Built on the fringe of industry between Union Station and Chinatown, the compound was designed by the local architectural firm Rios Clementi Hale Studios to maximize light and flow into open spaces. It comprises two incongruous parts connected by a calming courtyard -- one side all glass, the other made of industrial metal siding in primary colors, set at whimsical angles.

Near public transportation and with a large, free parking lot, the compound is accessible to low-budget, grass-roots organizations. It also offers them something less practical but perhaps more important, the hard-to-quantify lift that comes from meeting in a light-filled, comfortable, well-equipped space, rather than, say, a dark church basement or windowless hotel conference room.

"We wanted to build a place where the heroic and important work of our grantees could be brought to life," said endowment Director Robert K. Ross, showing off the boardroom, which features a wall of glass opening to the courtyard and a polished maple oval table lined with 26 white mesh chairs. "This sends a message that what they are doing is valuable."
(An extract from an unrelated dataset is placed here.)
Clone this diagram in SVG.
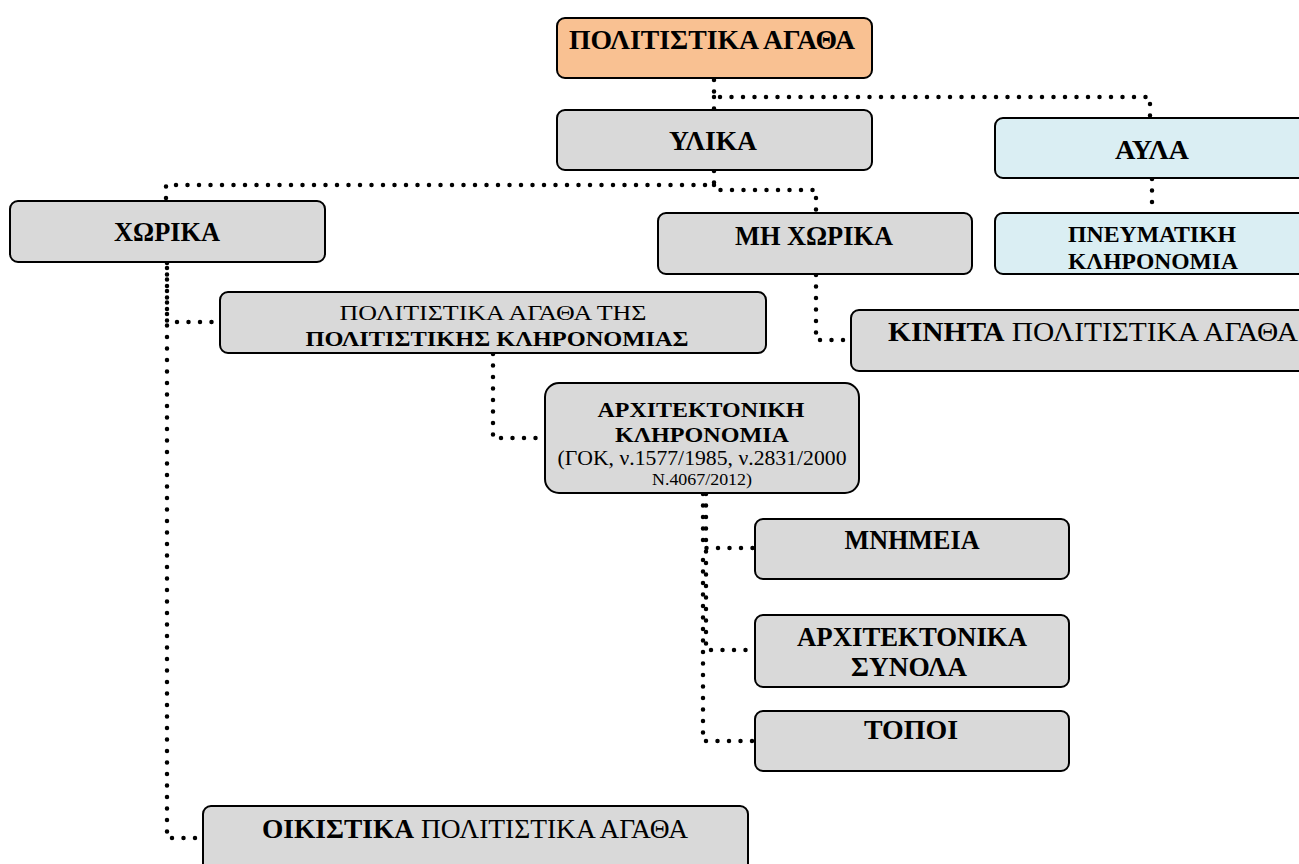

The endowment was created by state mandate when health insurer Blue Cross switched from nonprofit to for-profit status in 1996. Its mission, printed on the back of every staff member's calling card: "To expand access to affordable quality health care for underserved individuals and communities, and to promote fundamental improvements in the health status of all Californians."

Ross said the endowment has intentionally defined the mission broadly, to include the root causes of unhealthy communities in a state where life expectancy differs by as much as 12 years between racial and ethnic groups.
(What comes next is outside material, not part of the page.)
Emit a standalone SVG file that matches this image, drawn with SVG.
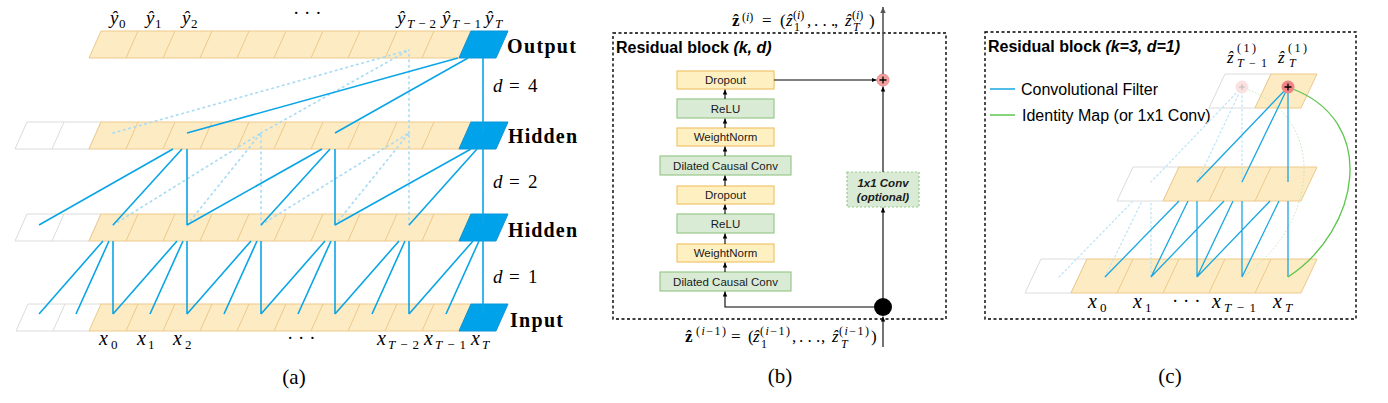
<svg xmlns="http://www.w3.org/2000/svg" width="1388" height="403" viewBox="0 0 1388 403">
<style>
.cell{fill:#fdebc3;stroke:#eec98a;stroke-width:1}
.sep{fill:none;stroke:#eec98a;stroke-width:1}
.pad{fill:#fff;stroke:#dcdcdc;stroke-width:1}
.blue{fill:#00a3e9;stroke:#0b93d6;stroke-width:1}
.conn{fill:none;stroke:#0aa5e6;stroke-width:1.6}
.conn2{fill:none;stroke:#1aa7e2;stroke-width:1.3}
.dots{fill:none;stroke:#abdcf3;stroke-width:1.7;stroke-dasharray:1.5 4;stroke-linecap:round}
.dots2{fill:none;stroke:#bfe5f7;stroke-width:1.3;stroke-dasharray:1.5 3;stroke-linecap:round}
.mi{font-family:"Liberation Serif","DejaVu Serif",serif;font-style:italic;fill:#000}
.mr{font-family:"Liberation Serif","DejaVu Serif",serif;fill:#000}
.mb{font-family:"Liberation Serif","DejaVu Serif",serif;font-weight:bold;fill:#000}
.lbl{font-family:"Liberation Serif",serif;font-weight:bold;font-size:20px}
.cap{font-family:"Liberation Serif",serif;font-size:21px;text-anchor:middle}
.yb{fill:#fff0c2;stroke:#f2c46a;stroke-width:1.2}
.gb{fill:#d9ebd5;stroke:#98c98a;stroke-width:1.2}
.bt{font-family:"Liberation Sans",Arial,sans-serif;font-size:11.5px;text-anchor:middle;fill:#1a1a1a}
.frame{fill:none;stroke:#000;stroke-width:1.4;stroke-dasharray:3 2.5}
.title{font-family:"Liberation Sans",Arial,sans-serif;font-weight:bold;font-size:16px}
.arr{fill:none;stroke:#000;stroke-width:1.1}
.leg{font-family:"Liberation Sans",Arial,sans-serif;font-size:16px}
</style>
<defs>
<marker id="ah" viewBox="0 0 10 10" refX="10" refY="5" markerWidth="5" markerHeight="5" markerUnits="userSpaceOnUse" orient="auto"><path d="M0 0.5L10 5L0 9.5z" fill="#000"/></marker>
<marker id="ahg" viewBox="0 0 10 10" refX="10" refY="5" markerWidth="6" markerHeight="6" markerUnits="userSpaceOnUse" orient="auto"><path d="M0 0.5L10 5L0 9.5z" fill="#555"/></marker>
<g id="row">
<polygon class="cell" points="89,27 101,0 471,0 459,27"/>
<path class="sep" d="M126 27L138 0M163 27L175 0M200 27L212 0M237 27L249 0M274 27L286 0M311 27L323 0M348 27L360 0M385 27L397 0M422 27L434 0"/>
<polygon class="blue" points="459,27 471,0 508,0 496,27"/>
</g>
<g id="padcells">
<polygon class="pad" points="15,27 27,0 101,0 89,27"/>
<path class="pad" d="M52 27L64 0"/>
</g>
</defs>

<!-- ===== Panel (a) ===== -->
<g id="a-output"><use href="#row" x="0" y="31"/></g>
<g id="a-hidden1"><use href="#padcells" x="0" y="122"/><use href="#row" x="0" y="122"/></g>
<g id="a-hidden2"><use href="#padcells" x="0" y="214"/><use href="#row" x="0" y="214"/></g>
<g id="a-input"><use href="#padcells" x="1" y="304"/><use href="#row" x="0" y="304"/></g>

<g id="a-connectors">
<path class="dots" d="M113 133L409 50M261 133L409 50M409 133L409 50M113 225L261 133M187 225L261 133M261 225L261 133M261 225L409 133M335 225L409 133M409 225L409 133"/>
<path class="conn" d="M39 314L103 241M76 314L109 241M113 314L113 241M113 314L177 241M150 314L183 241M187 314L187 241M187 314L251 241M224 314L257 241M261 314L261 241M261 314L325 241M298 314L331 241M335 314L335 241M335 314L399 241M372 314L405 241M409 314L409 241M409 314L473 241M446 314L479 241M483 314L483 241"/>
<path class="conn" d="M39 225L173 149M113 225L182 149M187 225L187 149M187 225L322 149M261 225L330 149M335 225L335 149M335 225L471 149M409 225L477 149M483 225L483 149"/>
<path class="conn" d="M187 133L458 58M335 133L468 58M483 133L483 58"/>
</g>

<g id="a-labels">
<text class="mi" x="110" y="24" font-size="19">ŷ</text><text class="mr" x="119" y="28" font-size="13">0</text>
<text class="mi" x="146" y="24" font-size="19">ŷ</text><text class="mr" x="155" y="28" font-size="13">1</text>
<text class="mi" x="182" y="24" font-size="19">ŷ</text><text class="mr" x="191" y="28" font-size="13">2</text>
<text class="mr" x="293" y="19" font-size="19">· · ·</text>
<text class="mi" x="397" y="24" font-size="19">ŷ</text><text class="mi" x="407" y="28" font-size="13" textLength="29" lengthAdjust="spacing">T<tspan font-style="normal">−2</tspan></text>
<text class="mi" x="442" y="24" font-size="19">ŷ</text><text class="mi" x="452" y="28" font-size="13" textLength="29" lengthAdjust="spacing">T<tspan font-style="normal">−1</tspan></text>
<text class="mi" x="485" y="24" font-size="19">ŷ</text><text class="mi" x="495" y="28" font-size="13">T</text>

<text class="lbl" x="507" y="53" textLength="69">Output</text>
<text class="lbl" x="508" y="143" textLength="69">Hidden</text>
<text class="lbl" x="508" y="237" textLength="69">Hidden</text>
<text class="lbl" x="510" y="327" textLength="53">Input</text>

<text class="mi" x="493" y="92" font-size="19">d</text><text class="mr" x="509" y="92" font-size="19">=</text><text class="mr" x="528" y="92" font-size="19">4</text>
<text class="mi" x="493" y="188" font-size="19">d</text><text class="mr" x="509" y="188" font-size="19">=</text><text class="mr" x="528" y="188" font-size="19">2</text>
<text class="mi" x="493" y="283" font-size="19">d</text><text class="mr" x="509" y="283" font-size="19">=</text><text class="mr" x="528" y="283" font-size="19">1</text>

<text class="mi" x="99" y="345" font-size="20">x</text><text class="mr" x="111" y="349" font-size="13">0</text>
<text class="mi" x="137" y="345" font-size="20">x</text><text class="mr" x="148" y="349" font-size="13">1</text>
<text class="mi" x="173" y="345" font-size="20">x</text><text class="mr" x="185" y="349" font-size="13">2</text>
<text class="mr" x="287" y="344" font-size="19">· · ·</text>
<text class="mi" x="377" y="345" font-size="20">x</text><text class="mi" x="388" y="349" font-size="13" textLength="31" lengthAdjust="spacing">T<tspan font-style="normal">−2</tspan></text>
<text class="mi" x="424" y="345" font-size="20">x</text><text class="mi" x="435" y="349" font-size="13" textLength="31" lengthAdjust="spacing">T<tspan font-style="normal">−1</tspan></text>
<text class="mi" x="471" y="345" font-size="20">x</text><text class="mi" x="482" y="349" font-size="13">T</text>
<text class="cap" x="294" y="384">(a)</text>
</g>

<!-- ===== Panel (b) ===== -->
<g id="b-frame">
<rect class="frame" x="613" y="33" width="333" height="286"/>
<text class="title" x="616" y="53">Residual block <tspan font-style="italic">(k, d)</tspan></text>
</g>
<g id="b-dropout2"><rect class="yb" x="677" y="71" width="97" height="18"/><text class="bt" x="725.5" y="84">Dropout</text></g>
<g id="b-relu2"><rect class="gb" x="677" y="99" width="97" height="19"/><text class="bt" x="725.5" y="112.5">ReLU</text></g>
<g id="b-wn2"><rect class="yb" x="677" y="128" width="97" height="18"/><text class="bt" x="725.5" y="141">WeightNorm</text></g>
<g id="b-conv2"><rect class="gb" x="660" y="156" width="131" height="19"/><text class="bt" x="725.5" y="169.5">Dilated Causal Conv</text></g>
<g id="b-dropout1"><rect class="yb" x="677" y="186" width="97" height="18"/><text class="bt" x="725.5" y="199">Dropout</text></g>
<g id="b-relu1"><rect class="gb" x="677" y="214" width="97" height="19"/><text class="bt" x="725.5" y="227.5">ReLU</text></g>
<g id="b-wn1"><rect class="yb" x="677" y="244" width="97" height="18"/><text class="bt" x="725.5" y="257">WeightNorm</text></g>
<g id="b-conv1"><rect class="gb" x="660" y="272" width="131" height="19"/><text class="bt" x="725.5" y="285.5">Dilated Causal Conv</text></g>
<g id="b-1x1"><rect x="847" y="172" width="72" height="35" fill="#d9ebd5" stroke="#98c98a" stroke-width="1.2" stroke-dasharray="2 2"/>
<text class="bt" x="883" y="187" font-size="10.5" font-weight="bold" font-style="italic">1x1 Conv</text>
<text class="bt" x="883" y="201" font-size="10.5" font-weight="bold" font-style="italic">(optional)</text></g>
<g id="b-plus"><circle cx="883" cy="80" r="6" fill="#f3a19e" stroke="#e88"/><path d="M879.5 80H886.5M883 76.5V83.5" stroke="#000" stroke-width="1.3"/></g>
<g id="b-split"><circle cx="883" cy="307" r="9" fill="#000"/></g>

<g id="b-connectors">
<path class="arr" marker-end="url(#ah)" d="M725 272V262.5"/>
<path class="arr" marker-end="url(#ah)" d="M725 244V233.5"/>
<path class="arr" marker-end="url(#ah)" d="M725 214V204.5"/>
<path class="arr" marker-end="url(#ah)" d="M725 186V175.5"/>
<path class="arr" marker-end="url(#ah)" d="M725 156V146.5"/>
<path class="arr" marker-end="url(#ah)" d="M725 128V118.5"/>
<path class="arr" marker-end="url(#ah)" d="M725 99V89.5"/>
<path class="arr" marker-end="url(#ah)" d="M774 80H876.5"/>
<path class="arr" marker-end="url(#ah)" d="M883 172V86.5"/>
<path class="arr" marker-end="url(#ah)" d="M883 298V207.5"/>
<path class="arr" marker-end="url(#ah)" d="M874 307H725V291.5"/>
<path class="arr" marker-end="url(#ah)" d="M883 347V316.5"/>
<path fill="none" stroke="#555" stroke-width="1.6" marker-end="url(#ahg)" d="M883 74V7"/>
</g>

<g id="b-labels">
<text class="mb" x="732" y="26" font-size="17">ẑ</text><text class="mr" x="742" y="21" font-size="12">(<tspan font-style="italic">i</tspan>)</text>
<text class="mr" x="762" y="26" font-size="17">=</text><text class="mr" x="780" y="26" font-size="17">(</text>
<text class="mi" x="786" y="26" font-size="17">ẑ</text><text class="mr" x="793" y="19" font-size="12">(<tspan font-style="italic">i</tspan>)</text><text class="mr" x="794" y="31" font-size="12">1</text>
<text class="mr" x="807" y="26" font-size="17">,</text><text class="mr" x="814" y="26" font-size="17">. . .</text><text class="mr" x="834" y="26" font-size="17">,</text>
<text class="mi" x="845" y="26" font-size="17">ẑ</text><text class="mr" x="852" y="19" font-size="12">(<tspan font-style="italic">i</tspan>)</text><text class="mi" x="853" y="31" font-size="12">T</text>
<text class="mr" x="869" y="26" font-size="17">)</text>

<text class="mb" x="685" y="342" font-size="17">ẑ</text><text class="mr" x="696" y="335" font-size="12" textLength="30">(<tspan font-style="italic">i</tspan>−1)</text>
<text class="mr" x="731" y="342" font-size="17">=</text><text class="mr" x="748" y="342" font-size="17">(</text>
<text class="mi" x="753" y="342" font-size="17">ẑ</text><text class="mr" x="760" y="335" font-size="12" textLength="30">(<tspan font-style="italic">i</tspan>−1)</text><text class="mr" x="761" y="348" font-size="12">1</text>
<text class="mr" x="792" y="342" font-size="17">,</text><text class="mr" x="799" y="342" font-size="17">. . .</text><text class="mr" x="821" y="342" font-size="17">,</text>
<text class="mi" x="832" y="342" font-size="17">ẑ</text><text class="mr" x="839" y="335" font-size="12" textLength="30">(<tspan font-style="italic">i</tspan>−1)</text><text class="mi" x="841" y="348" font-size="12">T</text>
<text class="mr" x="871" y="342" font-size="17">)</text>
<text class="cap" x="780" y="383">(b)</text>
</g>

<!-- ===== Panel (c) ===== -->
<g id="c-frame">
<rect class="frame" x="985" y="32" width="371" height="287"/>
<text class="title" x="988" y="52">Residual block <tspan font-style="italic">(k=3, d=1)</tspan></text>
</g>
<g id="c-legend">
<line x1="990" y1="89" x2="1015" y2="89" stroke="#1aa7e2" stroke-width="1.5"/>
<text class="leg" x="1021" y="95">Convolutional Filter</text>
<line x1="990" y1="115" x2="1015" y2="115" stroke="#5cc64c" stroke-width="1.5"/>
<text class="leg" x="1022" y="121">Identity Map (or 1x1 Conv)</text>
</g>
<g id="c-input">
<polygon class="pad" points="1025,293 1041,259 1087,259 1071,293"/>
<polygon class="cell" points="1071,293 1087,259 1317,259 1301,293"/>
<path class="sep" d="M1117 293L1133 259M1163 293L1179 259M1209 293L1225 259M1255 293L1271 259"/>
</g>
<g id="c-hidden">
<polygon class="pad" points="1117,201 1133,167 1179,167 1163,201"/>
<polygon class="cell" points="1163,201 1179,167 1317,167 1301,201"/>
<path class="sep" d="M1209 201L1225 167M1255 201L1271 167"/>
</g>
<g id="c-output">
<polygon class="pad" points="1209,108 1225,74 1271,74 1255,108"/>
<polygon class="cell" points="1255,108 1271,74 1317,74 1301,108"/>
</g>

<g id="c-connectors">
<path class="dots2" d="M1242 87L1151 182M1242 87L1197 182M1242 87L1242 182M1059 277L1133 201M1105 277L1142 201M1151 277L1151 201"/>
<path fill="none" stroke="#c4eab9" stroke-width="1" stroke-dasharray="1.5 2" d="M1242 277C1314 230 1334 120 1244 88"/>
<path class="conn2" d="M1288 87L1197 182M1288 87L1242 182M1288 87L1288 182M1105 277L1179 201M1151 277L1188 201M1197 277L1197 201M1151 277L1224 201M1197 277L1233 201M1242 277L1242 201M1197 277L1270 201M1242 277L1279 201M1288 277L1288 201"/>
<path fill="none" stroke="#5cc64c" stroke-width="1.3" d="M1288 277C1360 230 1380 120 1290 88"/>
</g>
<g id="c-sum-faded"><circle cx="1242" cy="87" r="6.5" fill="#fbe1e1"/><path d="M1239 87H1245M1242 84V90" stroke="#bbb" stroke-width="1"/></g>
<g id="c-sum"><circle cx="1288" cy="87" r="6.5" fill="#ef8385"/><path d="M1284.5 87H1291.5M1288 83.5V90.5" stroke="#000" stroke-width="1.3"/></g>

<g id="c-labels">
<text class="mi" x="1227" y="63" font-size="17">ẑ</text><text class="mr" x="1237" y="52" font-size="12" textLength="19">(1)</text><text class="mi" x="1237" y="67" font-size="12" textLength="30" lengthAdjust="spacing">T<tspan font-style="normal">−1</tspan></text>
<text class="mi" x="1278" y="63" font-size="17">ẑ</text><text class="mr" x="1288" y="52" font-size="12" textLength="19">(1)</text><text class="mi" x="1289" y="67" font-size="12">T</text>
<text class="mi" x="1088" y="308" font-size="20">x</text><text class="mr" x="1100" y="312" font-size="13">0</text>
<text class="mi" x="1133" y="308" font-size="20">x</text><text class="mr" x="1145" y="312" font-size="13">1</text>
<text class="mr" x="1172" y="307" font-size="19">· · ·</text>
<text class="mi" x="1212" y="308" font-size="20">x</text><text class="mi" x="1224" y="312" font-size="13" textLength="32" lengthAdjust="spacing">T<tspan font-style="normal">−1</tspan></text>
<text class="mi" x="1273" y="308" font-size="20">x</text><text class="mi" x="1285" y="312" font-size="13">T</text>
<text class="cap" x="1170" y="383">(c)</text>
</g>
</svg>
"Research shows two-thirds or more of what determines health quality has nothing to do with healthcare," he said. "We're trying to broaden and elevate the discussion, and we see this place as a venue where those kind of discussions can happen."
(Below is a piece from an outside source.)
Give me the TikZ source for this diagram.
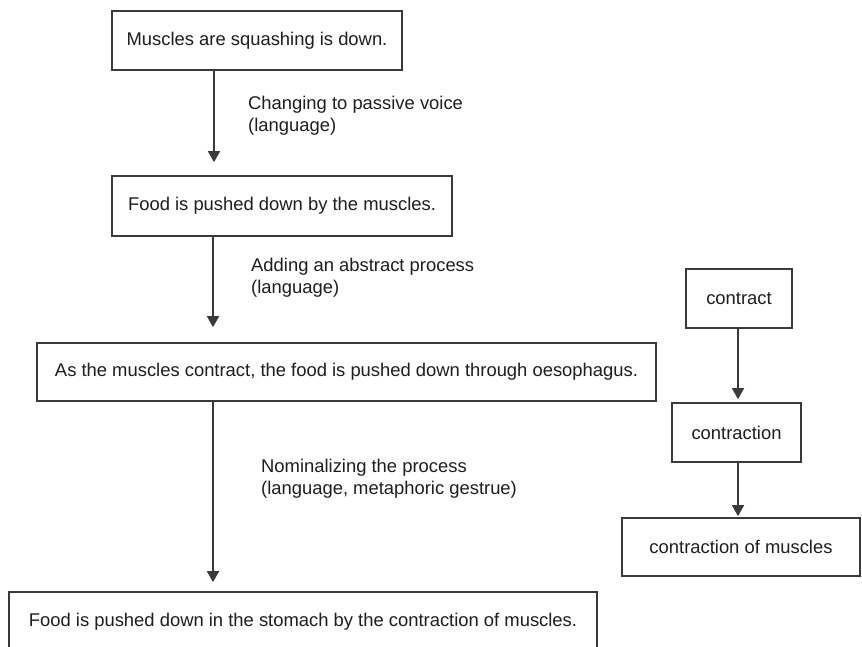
\documentclass[tikz,border=0pt]{standalone}
\usepackage{fontspec}
\setmainfont{Liberation Sans}
\usetikzlibrary{arrows.meta}

\definecolor{edgegray}{HTML}{3A3A3A}
\definecolor{inkgray}{HTML}{1E1E1E}

\tikzset{
  box/.style={draw=edgegray, line width=1.7pt, fill=white, inner sep=0pt,
              font=\fontsize{18.4}{21.5}\selectfont, text=inkgray},
  note/.style={anchor=base west, align=left, inner sep=0pt,
               font=\fontsize{18.4}{21.5}\selectfont, text=inkgray},
  arr/.style={draw=edgegray, line width=1.7pt,
              -{Triangle[width=12pt,length=11pt]}},
}

\begin{document}
\begin{tikzpicture}[x=1pt, y=-1pt]
  \useasboundingbox (0,0) rectangle (862,646);
  \clip (0,0) rectangle (862,646);

  % main chain of sentences
  \node[box, minimum width=290pt, minimum height=59pt] (s1) at (257,40.5)
    {Muscles are squashing is down.};
  \node[box, minimum width=340pt, minimum height=60pt] (s2) at (282,206)
    {Food is pushed down by the muscles.};
  \node[box, minimum width=619pt, minimum height=58pt] (s3) at (346.5,372)
    {As the muscles contract, the food is pushed down through oesophagus.};
  \node[box, minimum width=588pt, minimum height=60pt] (s4) at (303,622)
    {Food is pushed down in the stomach by the contraction of muscles.};

  % word chain on the right
  \node[box, minimum width=106pt, minimum height=59pt] (w1) at (739,298.5)
    {contract};
  \node[box, minimum width=129pt, minimum height=59pt] (w2) at (736.5,432.5)
    {contraction};
  \node[box, minimum width=238pt, minimum height=58pt] (w3) at (741,547)
    {contraction of muscles};

  % vertical guide lines for the arrows
  \coordinate (c1) at (214,0);
  \coordinate (c2) at (213,0);
  \coordinate (c3) at (738,0);

  \draw[arr, shorten >=13pt] (s1.south -| c1) -- (s2.north -| c1);
  \draw[arr, shorten >=15pt] (s2.south -| c2) -- (s3.north -| c2);
  \draw[arr, shorten >=9pt]  (s3.south -| c2) -- (s4.north -| c2);
  \draw[arr, shorten >=3pt]  (w1.south -| c3) -- (w2.north -| c3);
  \draw[arr, shorten >=1pt]  (w2.south -| c3) -- (w3.north -| c3);

  % step labels (anchored at the baseline of their last line)
  \node[note] (n1) at (248,131) {Changing to passive voice\\(language)};
  \node[note] (n2) at (251,293) {Adding an abstract process\\(language)};
  \node[note] (n3) at (261,494) {Nominalizing the process\\(language, metaphoric gestrue)};
\end{tikzpicture}
\end{document}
The complex also serves as the endowment's headquarters, previously based in leased Woodland Hills office space.

Eventually, it will house three complementary organizations that help nonprofits find grant money, talk effectively with the press and elected officials, and budget more efficiently.

"This building is just a physical manifestation of the way the endowment has acted all along," said Paul Vandeventer, president of Community Partners, one of the organizations moving to the building.

"I've been doing this work for 20 years, and I've never seen another foundation in Los Angeles work so hard to bring people in," he said.

Most of the center's rooms are booked for the next three months, Walden said.

Simone Best, operations director for the Community Clinic Assn. of Los Angeles County, was among the first to sign up, to bring together the association's 43 clinic directors later this month.

"We were having to rent a hotel to get everybody together, at $1,000 a pop. That's money that could have gone to services," she said. "Once, we tried cramming them into a room at our offices, but having people stacked on top of each other was not conducive to problem-solving."

Ellen Wu, of the California Pan-Ethnic Health Network in the Bay Area, said finding suitable space in Los Angeles had long been a challenge, at the same time the need for it was growing.

"We have listservs and can instantly send out information and reports," Wu said. "But in these high-tech times, people want to connect. It's more important now than ever, as groups like ours try to build a movement."

To inaugurate its building, the endowment on Thursday opened a two-day conference on the future of healthcare in California. One key topic hints at the ambition of the center, asking: "How do we build political will for changing our approach to health?"